On Thursday 30 October 2008, bugme-daemon@bugzilla.kernel.org wrote:
> It seems the new failure is due to usb_stor_scan_thread() waking up after
> ps3_ehci_shutdown() has run. 
Comment 5 Anonymous Emailer 2008-10-30 12:30:25 UTC
Reply-To: david-b@pacbell.net

On Thursday 30 October 2008, bugme-daemon@bugzilla.kernel.org wrote:
> [c00000001d0475b0] [c0000000000051d8] .do_hash_page+0x58/0x90
> --- Exception: 301 at .qh_link_async+0x84/0x168 [ehci_hcd]
> 
Comment 6 Alan Stern 2008-10-30 12:49:13 UTC
On Thu, 30 Oct 2008 bugme-daemon@bugzilla.kernel.org wrote:

> In this case, usb-storage seems NOT to have implemented
> appropriate shutdown() behavior.  The driver model will
> have called its shutdown() before its parents' shutdown
> methods -- i.e. before the EHCI shutdown -- and expects
> that shutdown to behave correctly.
> 
> (That is:  it's a different, valid, non-ehci bug, and
> deserving of a separate bug report.)

I'm not convinced that usb-storage needs to implement a shutdown 
procedure.  Shouldn't ehci-hcd behave sanely if it gets a request after 
a shutdown?  I'm pretty sure that uhci-hcd does.

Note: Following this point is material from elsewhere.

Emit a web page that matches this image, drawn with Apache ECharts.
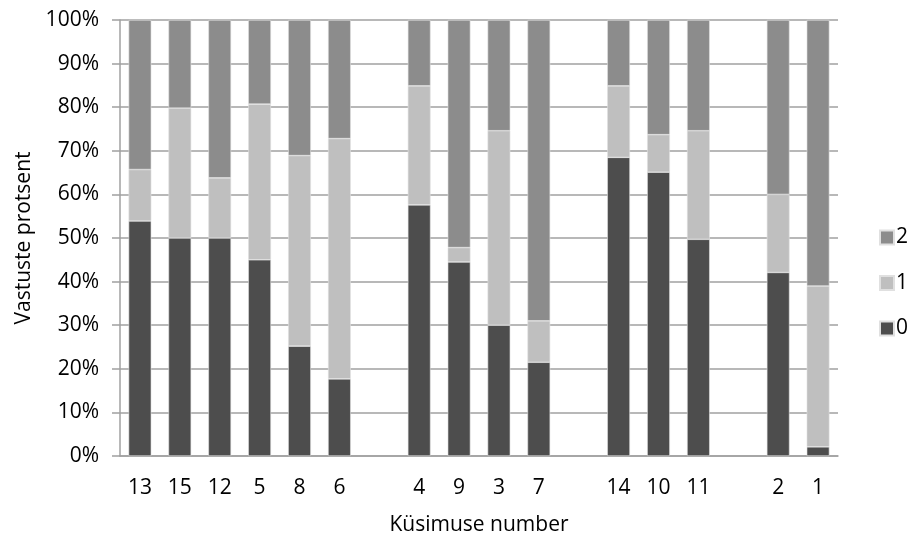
<!DOCTYPE html>
<html>
<head>
<meta charset="utf-8">
<script src="https://cdn.jsdelivr.net/npm/echarts@6/dist/echarts.min.js"></script>
<style>html,body{margin:0;padding:0;background:#fff;}#c{width:912px;height:534px;}</style>
</head>
<body>
<div id="c"></div>
<script>
// categories (empty strings are spacer slots between question groups)
const categories = ['13','15','12','5','8','6',' ','4','9','3','7','  ','14','10','11','   ','2','1'];
// series values (percent of answers), null for spacer slots
const score0 = [53.9, 50.0, 50.0, 45.0, 25.2, 17.7, null, 57.6, 44.5, 30.0, 21.5, null, 68.5, 65.1, 49.7, null, 42.1, 2.1];
const score1 = [11.8, 29.8, 13.8, 35.7, 43.7, 55.1, null, 27.3, 3.3, 44.6, 9.5, null, 16.4, 8.6, 24.9, null, 17.9, 36.9];
const score2 = [34.3, 20.2, 36.2, 19.3, 31.1, 27.2, null, 15.1, 52.2, 25.4, 69.0, null, 15.1, 26.3, 25.4, null, 40.0, 61.0];
const seriesNames = ['0', '1', '2'];
const yTicks = [0, 10, 20, 30, 40, 50, 60, 70, 80, 90, 100];

const FONT = 'Open Sans';
const FS = 21;
const chart = echarts.init(document.getElementById('c'), null, {renderer: 'canvas'});
const colors = ['#4d4d4d', '#bfbfbf', '#8c8c8c'];
const data = [score0, score1, score2];

chart.setOption({
  animation: false,
  textStyle: {fontFamily: FONT, color: '#000'},
  grid: {left: 120, right: 74, top: 20, bottom: 78, containLabel: false, outerBoundsMode: 'none'},
  legend: {
    orient: 'vertical',
    left: 879, top: 227,
    padding: 0,
    itemGap: 24.5,
    itemWidth: 14, itemHeight: 14,
    icon: 'rect',
    data: ['2', '1', '0'],
    textStyle: {fontFamily: FONT, fontSize: FS, color: '#000', lineHeight: 14, padding: [0,0,0,-3]}
  },
  xAxis: {
    type: 'category',
    data: categories,
    name: 'Küsimuse number',
    nameLocation: 'middle',
    nameGap: 59,
    nameTextStyle: {fontFamily: FONT, fontSize: FS, color: '#000'},
    axisLine: {show: true, lineStyle: {color: '#a0a0a0', width: 1.5}},
    axisTick: {show: false},
    axisLabel: {fontFamily: FONT, fontSize: FS, color: '#000', margin: 22, interval: 0}
  },
  yAxis: {
    type: 'value',
    min: yTicks[0], max: yTicks[yTicks.length - 1], interval: 10,
    name: 'Vastuste protsent',
    nameLocation: 'middle',
    nameGap: 82,
    nameTextStyle: {fontFamily: FONT, fontSize: FS, color: '#000'},
    axisLine: {show: true, lineStyle: {color: '#a0a0a0', width: 1.5}},
    axisTick: {show: true, length: 8, lineStyle: {color: '#a0a0a0', width: 1.5}},
    splitLine: {show: true, lineStyle: {color: '#a0a0a0', width: 1.5}},
    axisLabel: {fontFamily: FONT, fontSize: FS, color: '#000', margin: 21, formatter: v => v + '%'}
  },
  series: seriesNames.map((n, i) => ({
    name: n,
    type: 'bar',
    stack: 'total',
    barWidth: '57%',
    data: data[i],
    itemStyle: {color: colors[i], borderColor: '#e0e0e0', borderWidth: 0.6}
  }))
});
</script>
</body>
</html>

Besides, usb-storage isn't alone.  I bet almost no USB drivers
implement shutdown (does usbtest?), especially seeing as how they don't
communicate directly with the hardware.  And isn't shutdown all about
stopping interactions with the hardware?

It has to be easier to fix ehci-hcd than to change every USB driver.

Alan Stern
Comment 7 Geoff Levand 2008-10-30 15:09:39 UTC
Seems like a reboot notifier in usb-storage is enough to kill the kthread running usb_stor_scan_thread.

-Geoff
Comment 8 Alan Stern 2009-03-09 12:29:31 UTC
Did this ever get resolved?  It looks as though all that was needed was to add the line:

	ehci_to_hcd(ehci)->state = HC_STATE_HALT;

to ehci_silence_controller().
Comment 9 Geoff Levand 2009-03-09 13:02:55 UTC
No, it has not been resolved.

I submitted a fix (link below), but on review it was found
to have (race) problems.  I have been working on higher
priority tasks since then.  I have some other PS3 USB
work to do, and plan to re-work this fix when I get to
that other USB work.

http://git.kernel.org/?p=linux/kernel/git/geoff/ps3-linux-patches.git;a=blob;f=ps3-wip/usb-fix-ps3-ehci-suspend.patch;hb=HEAD

-Geoff
Comment 10 Alan 2012-05-14 16:44:55 UTC
Marking as obsolete